┌──
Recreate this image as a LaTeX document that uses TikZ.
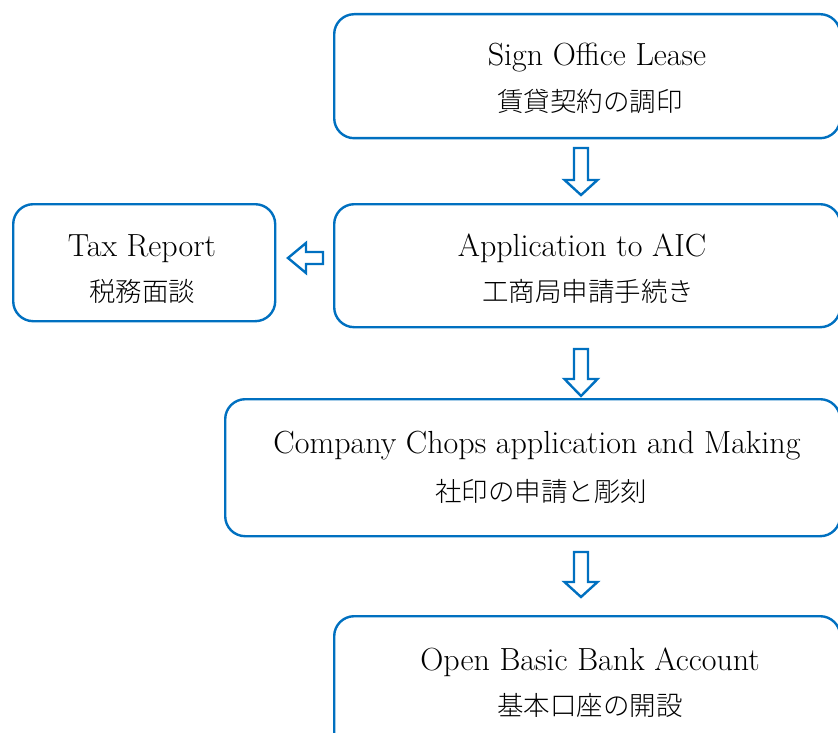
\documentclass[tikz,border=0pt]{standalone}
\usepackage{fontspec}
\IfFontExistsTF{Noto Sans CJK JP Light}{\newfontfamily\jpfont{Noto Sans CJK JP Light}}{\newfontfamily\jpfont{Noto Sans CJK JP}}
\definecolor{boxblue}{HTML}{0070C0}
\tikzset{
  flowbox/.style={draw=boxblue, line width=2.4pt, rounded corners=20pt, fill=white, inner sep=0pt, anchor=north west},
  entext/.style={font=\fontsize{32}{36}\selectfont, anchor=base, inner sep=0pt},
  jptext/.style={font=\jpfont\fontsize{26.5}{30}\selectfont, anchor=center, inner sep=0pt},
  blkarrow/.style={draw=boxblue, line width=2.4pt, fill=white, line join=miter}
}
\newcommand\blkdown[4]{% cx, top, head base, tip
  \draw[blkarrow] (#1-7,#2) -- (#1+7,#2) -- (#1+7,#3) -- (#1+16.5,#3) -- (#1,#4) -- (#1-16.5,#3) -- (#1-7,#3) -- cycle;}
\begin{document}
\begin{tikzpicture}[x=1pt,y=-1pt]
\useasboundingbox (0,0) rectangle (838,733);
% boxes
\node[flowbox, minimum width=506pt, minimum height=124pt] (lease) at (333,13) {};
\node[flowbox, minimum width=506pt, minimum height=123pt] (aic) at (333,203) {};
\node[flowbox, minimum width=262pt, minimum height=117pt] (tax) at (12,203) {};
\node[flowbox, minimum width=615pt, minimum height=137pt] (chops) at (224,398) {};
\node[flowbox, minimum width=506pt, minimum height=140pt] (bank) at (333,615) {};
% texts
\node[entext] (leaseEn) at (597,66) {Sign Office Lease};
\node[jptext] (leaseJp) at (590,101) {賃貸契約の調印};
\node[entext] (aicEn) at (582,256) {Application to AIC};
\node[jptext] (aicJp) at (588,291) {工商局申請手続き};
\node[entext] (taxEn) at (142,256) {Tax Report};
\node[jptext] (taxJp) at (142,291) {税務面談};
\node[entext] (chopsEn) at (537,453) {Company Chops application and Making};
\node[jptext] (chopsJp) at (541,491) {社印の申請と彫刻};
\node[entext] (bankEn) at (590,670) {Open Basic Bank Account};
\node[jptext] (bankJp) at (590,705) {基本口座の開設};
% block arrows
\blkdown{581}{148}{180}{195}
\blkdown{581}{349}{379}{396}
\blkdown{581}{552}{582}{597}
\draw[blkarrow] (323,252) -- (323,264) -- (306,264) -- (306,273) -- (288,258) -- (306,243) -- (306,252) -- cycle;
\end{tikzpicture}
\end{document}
└──
[Objective] Your task is to repeat the data above exactly while excluding the pictures.

[Result of the exercise]
Recreate this image as a LaTeX document that uses TikZ.
\documentclass[tikz,border=0pt]{standalone}
\usepackage{fontspec}
\IfFontExistsTF{Noto Sans CJK JP Light}{\newfontfamily\jpfont{Noto Sans CJK JP Light}}{\newfontfamily\jpfont{Noto Sans CJK JP}}
\definecolor{boxblue}{HTML}{0070C0}
\tikzset{
  flowbox/.style={draw=boxblue, line width=2.4pt, rounded corners=20pt, fill=white, inner sep=0pt, anchor=north west},
  entext/.style={font=\fontsize{32}{36}\selectfont, anchor=base, inner sep=0pt},
  jptext/.style={font=\jpfont\fontsize{26.5}{30}\selectfont, anchor=center, inner sep=0pt},
  blkarrow/.style={draw=boxblue, line width=2.4pt, fill=white, line join=miter}
}
\newcommand\blkdown[4]{% cx, top, head base, tip
  \draw[blkarrow] (#1-7,#2) -- (#1+7,#2) -- (#1+7,#3) -- (#1+16.5,#3) -- (#1,#4) -- (#1-16.5,#3) -- (#1-7,#3) -- cycle;}
\begin{document}
\begin{tikzpicture}[x=1pt,y=-1pt]
\useasboundingbox (0,0) rectangle (838,733);
% boxes
\node[flowbox, minimum width=506pt, minimum height=124pt] (lease) at (333,13) {};
\node[flowbox, minimum width=506pt, minimum height=123pt] (aic) at (333,203) {};
\node[flowbox, minimum width=262pt, minimum height=117pt] (tax) at (12,203) {};
\node[flowbox, minimum width=615pt, minimum height=137pt] (chops) at (224,398) {};
\node[flowbox, minimum width=506pt, minimum height=140pt] (bank) at (333,615) {};
% texts
\node[entext] (leaseEn) at (597,66) {Sign Office Lease};
\node[jptext] (leaseJp) at (590,101) {賃貸契約の調印};
\node[entext] (aicEn) at (582,256) {Application to AIC};
\node[jptext] (aicJp) at (588,291) {工商局申請手続き};
\node[entext] (taxEn) at (142,256) {Tax Report};
\node[jptext] (taxJp) at (142,291) {税務面談};
\node[entext] (chopsEn) at (537,453) {Company Chops application and Making};
\node[jptext] (chopsJp) at (541,491) {社印の申請と彫刻};
\node[entext] (bankEn) at (590,670) {Open Basic Bank Account};
\node[jptext] (bankJp) at (590,705) {基本口座の開設};
% block arrows
\blkdown{581}{148}{180}{195}
\blkdown{581}{349}{379}{396}
\blkdown{581}{552}{582}{597}
\draw[blkarrow] (323,252) -- (323,264) -- (306,264) -- (306,273) -- (288,258) -- (306,243) -- (306,252) -- cycle;
\end{tikzpicture}
\end{document}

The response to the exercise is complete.